How will the reboot differ?
I grew up watching The Wonder Years show, sitting on my parents’ bedroom floor in front of their television. My dad would make popcorn for all of us. My brother and I would sit with our popcorn bowl between us, watching the coming of age of Kevin Arnold and his friends.
My dad, who enlisted at the end of the Vietnam war, could relate to Kevin Arnold. Both their fathers were Korean War veterans, and my dad was also the youngest of three with a brother and sister, just like Kevin.
At the time, we were too young to appreciate the parallel lives of Kevin and our father. But we could relate to first crushes, finding best friends, and sibling rivalry. Based in Anytown, USA, the show could have easily been our neighborhood, or at least the area where my dad grew up in Culver City, California.
The Wonder Years Reboot premiered on September 22 and based in Montgomery, Alabama, will provide a different lens to growing up during the Vietnam War.
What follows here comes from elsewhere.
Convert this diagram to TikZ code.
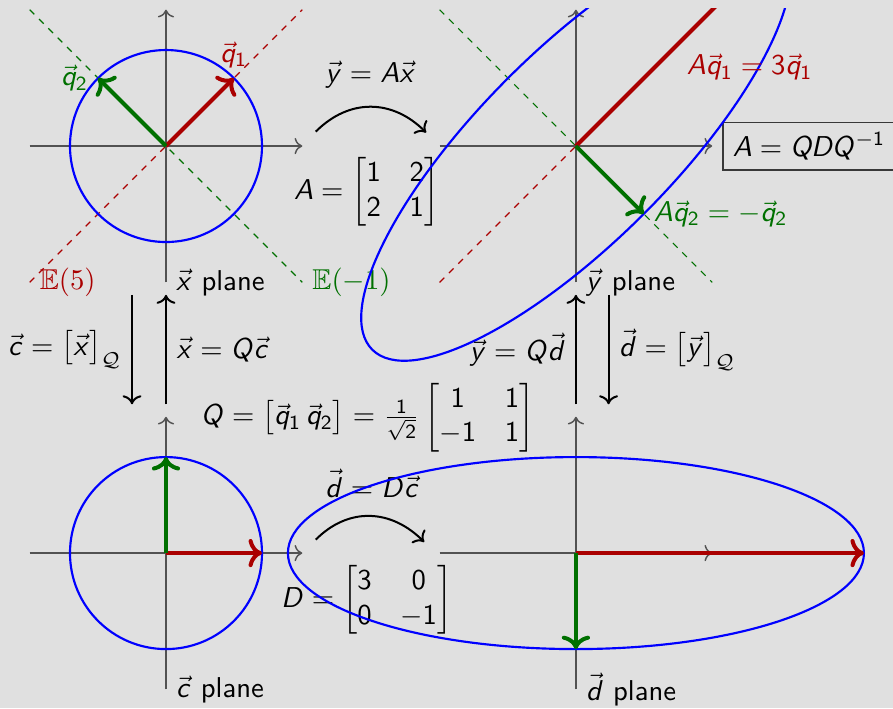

While the original Wonder Years could have been in any White suburban town, the inspiration for the show was Montgomery County, Maryland, where the show’s co-creator, Carol Black grew up. The co-creator and writer drew inspiration for the fictional Robert F. Kennedy Junior High School from the now-closed Francis Scott Key middle school where she attended. In an article for the Washington Post, Black describes her hometown of Silver Spring as a “suburb pure and plain.”
While the show’s coming of age premise still holds firm, there are marked differences. Both main characters share their experiences growing up as a teenager in the late1960’s. They live through the Vietnam War and share the teenage experiences of puberty and dating. However, the new main character Dean Williams will face different obstacles than his counterpart, Kevin Arnold.
In the original version, Kevin faces teenage angst in the form of first crushes, first love, sibling rivalry, family conflict, and a hippie sister finding her way in a very conservative family. The Vietnam War hits home with Kevin when his neighbor, a boy not much older than Kevin, is killed while fighting in the war.
In the reboot, racial unrest takes center stage. Dean receives the “police talk” about acting and handling himself as a young black teenager in front of police officers. The pilot episode highlights the summer race riots of 1967, the Vietnam War, and the further segregation of Black families as neighborhoods experience white flight.
Fred Savage, who played Kevin Arnold in the original coming of age story, is one of the executive producers of The Wonder Years reboot. It will be interesting to see his input, having played the main character in the iconic series more than thirty years ago.